Friday, March 23, 2007

Book report, Lucid Dreaming and breath control...

T and I are into reading all this self-help stuff lately. T is reading The Secret by Rhonda Byrne



... I thought you guys might be interested in this from that book:

Regarding Stephen LaBerge's research at Stanford University on Lucid Dreaming.

LaBerge finds the best way to learn or facilitate lucid dreaming is to ask himself, Am I Dreaming? while he's dreaming.


"[He] has found the best way to remember to ask this question is to ask the same question while awake, many times each day.
When people do this, he says, they frequently find that they are not dreaming but are not fully awake either - they are sleepwalking through their daily activities, only partly conscious of what they're doing. In this condition, their subconscious mind is often dominant, but not in a healthy way. It's often racing from one thought to another. Very frequently, these thoughts are fearful and anxious, because people, neurologically programmed for survival, are constantly looking for the next threat. Posing the question, Am I Dreaming? however, snaps people out of their anxious daydreams and reawakens them to real life."


Why am I telling you this? Not because I think we need to learn Lucid Dreaming (though I bet SE wishes she could... then she could go back and re-start that dream she was shaken out of last week... hehe). Anywho... it's because I believe most of us "sleep-walk" through our daily lives. How many times have you driven to work and you weren't able to recall the specifics of the drive? We do it every weekday, every week, every year....... over and over.

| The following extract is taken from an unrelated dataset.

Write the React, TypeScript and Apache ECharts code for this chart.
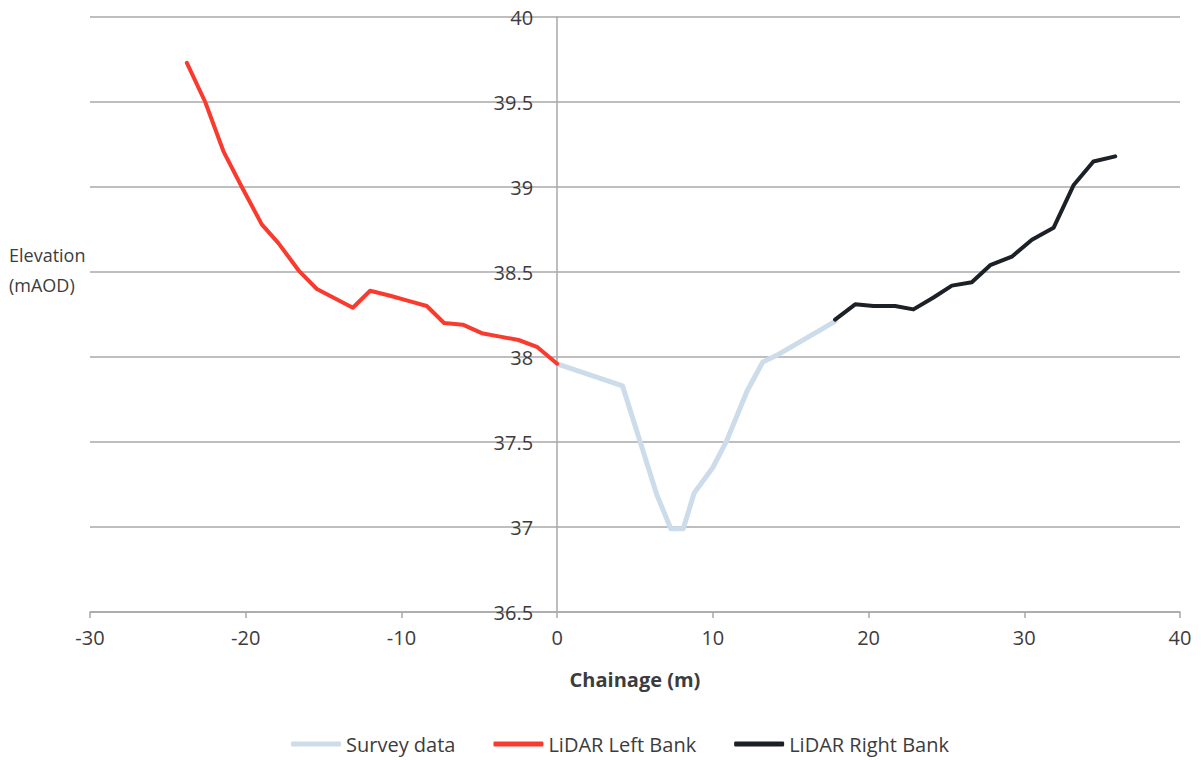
import React, { useEffect, useRef } from "react";
import * as echarts from "echarts";

// Cross-section elevations (chainage in m, elevation in mAOD)
const surveyChainage = [0, 4.2, 5.3, 6.4, 7.3, 8.1, 8.8, 10.0, 10.9, 12.2, 13.2, 14.1, 17.85];
const surveyElevation = [37.96, 37.83, 37.51, 37.19, 36.99, 36.99, 37.2, 37.35, 37.51, 37.8, 37.97, 38.01, 38.21];

const leftChainage = [-23.78, -22.6, -21.43, -20.25, -18.97, -17.9, -16.61, -15.43, -13.12, -12.01, -10.72, -9.55, -8.37, -7.26, -6.06, -4.84, -3.66, -2.48, -1.3, 0];
const leftElevation = [39.73, 39.5, 39.21, 39.0, 38.78, 38.67, 38.51, 38.4, 38.29, 38.39, 38.36, 38.33, 38.3, 38.2, 38.19, 38.14, 38.12, 38.1, 38.06, 37.96];

const rightChainage = [17.85, 19.14, 20.31, 21.7, 22.88, 24.17, 25.35, 26.63, 27.81, 29.2, 30.49, 31.88, 33.16, 34.44, 35.84];
const rightElevation = [38.22, 38.31, 38.3, 38.3, 38.28, 38.35, 38.42, 38.44, 38.54, 38.59, 38.69, 38.76, 39.01, 39.15, 39.18];

const seriesNames = ["Survey data", "LiDAR Left Bank", "LiDAR Right Bank"];
const seriesColors = ["#cddcea", "#f93b2f", "#1c2127"];

const xTitle = "Chainage (m)";
const yTitle = "Elevation\n(mAOD)";

const X_MIN = -30;
const X_MAX = 40;

const pairs = (xs: number[], ys: number[]) => xs.map((x, i) => [x, ys[i]]);

const FONT = "'Open Sans', sans-serif";
const TEXT = "#3c3c3c";
const GRID = "#a8a8a8";

const GRID_LEFT = 90;
const GRID_RIGHT = 21;
const WIDTH = 1201;

export default function App() {
  const ref = useRef<HTMLDivElement>(null);

  useEffect(() => {
    if (!ref.current) return;
    const chart = echarts.init(ref.current, undefined, { renderer: "svg" });
    const data = [
      pairs(surveyChainage, surveyElevation),
      pairs(leftChainage, leftElevation),
      pairs(rightChainage, rightElevation),
    ];
    const widths = [5, 4, 4];
    // shift the vertical axis so it crosses at chainage 0
    const plotW = WIDTH - GRID_LEFT - GRID_RIGHT;
    const zeroOffset = ((0 - X_MIN) / (X_MAX - X_MIN)) * plotW;
    chart.setOption({
      animation: false,
      backgroundColor: "#ffffff",
      textStyle: { fontFamily: FONT },
      grid: { left: GRID_LEFT, right: GRID_RIGHT, top: 17, bottom: 148, containLabel: false },
      xAxis: {
        type: "value",
        min: X_MIN,
        max: X_MAX,
        interval: 10,
        name: xTitle,
        nameLocation: "middle",
        nameGap: 57,
        nameTextStyle: { fontFamily: FONT, fontSize: 20, fontWeight: "bold", color: TEXT },
        axisLine: { onZero: false, lineStyle: { color: GRID, width: 1.5 } },
        axisTick: { show: true, length: 6, lineStyle: { color: GRID, width: 1.5 } },
        axisLabel: { margin: 15, fontFamily: FONT, fontSize: 20, color: TEXT },
        splitLine: { show: false },
      },
      yAxis: {
        type: "value",
        position: "left",
        offset: -zeroOffset,
        min: 36.5,
        max: 40,
        interval: 0.5,
        axisLine: { show: true, onZero: false, lineStyle: { color: GRID, width: 1.5 } },
        axisTick: { show: false },
        axisLabel: { margin: 24, fontFamily: FONT, fontSize: 20, color: TEXT },
        splitLine: { show: true, lineStyle: { color: GRID, width: 1.5 } },
      },
      legend: {
        left: 286,
        top: 727,
        padding: 5,
        icon: "roundRect",
        itemWidth: 50,
        itemHeight: 5,
        itemGap: 38,
        data: seriesNames,
        textStyle: { fontFamily: FONT, fontSize: 20, lineHeight: 24, color: TEXT },
      },
      graphic: [
        {
          type: "text",
          left: 9,
          top: 240,
          style: {
            text: yTitle,
            font: `18px ${FONT}`,
            fill: TEXT,
            lineHeight: 30,
          },
        },
      ],
      series: seriesNames.map((name, i) => ({
        name,
        type: "line",
        data: data[i],
        showSymbol: false,
        symbol: "none",
        color: seriesColors[i],
        lineStyle: { color: seriesColors[i], width: widths[i], cap: "round", join: "round" },
        z: 2 + i,
      })),
    });
    return () => chart.dispose();
  }, []);

  return (
    <div
      ref={ref}
      style={{ position: "absolute", left: 0, top: 0, width: WIDTH, height: 760 }}
    />
  );
}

As part of the exercise that LaBerge prescribes is to try to remember to touch the frame of every door through which he walks as he asks himself, Am I Dreaming?
When not asleep, this door-touching exercise wakes you up to life, by making you conscious of even the most simple acts... like, walking through a door.
Are you sleepwalking through much of your existence? Try LaBerge's exercise, try touching door frames.
You will probably find that it's not that easy.... we are most often going through the motions of our lives, with very little conscious attention to the details. Most of us are struggling (consciously and unconsciously) with worries of the future and of past actions that we cannot change. We rarely notice the only truly real time... the NOW. Touching door frames is just an example and a good way to get started, but you can do it with so many "mundane" things. While brushing your teeth, filling out paperwork at the office... I was doing it while at lunch, (fork to mouth, read, take a sip of tea, fork to mouth.... Am I Dreaming?). You may be surprised at the details you notice that are NOT so mundane after all.

"The ancient yoga masters were also extremely concerned about the common human condition of sleepwalking through life. They devised their own system of overcoming it, a system that has endured for centuries, because it works on so many levels. The system they devised for learning to control the uncontrollable, and to become conscious, was the control of breath.

The control of breath is the foundation of advanced meditation. It is the doorway to consciousness."

And I guess that's a discussion for another day!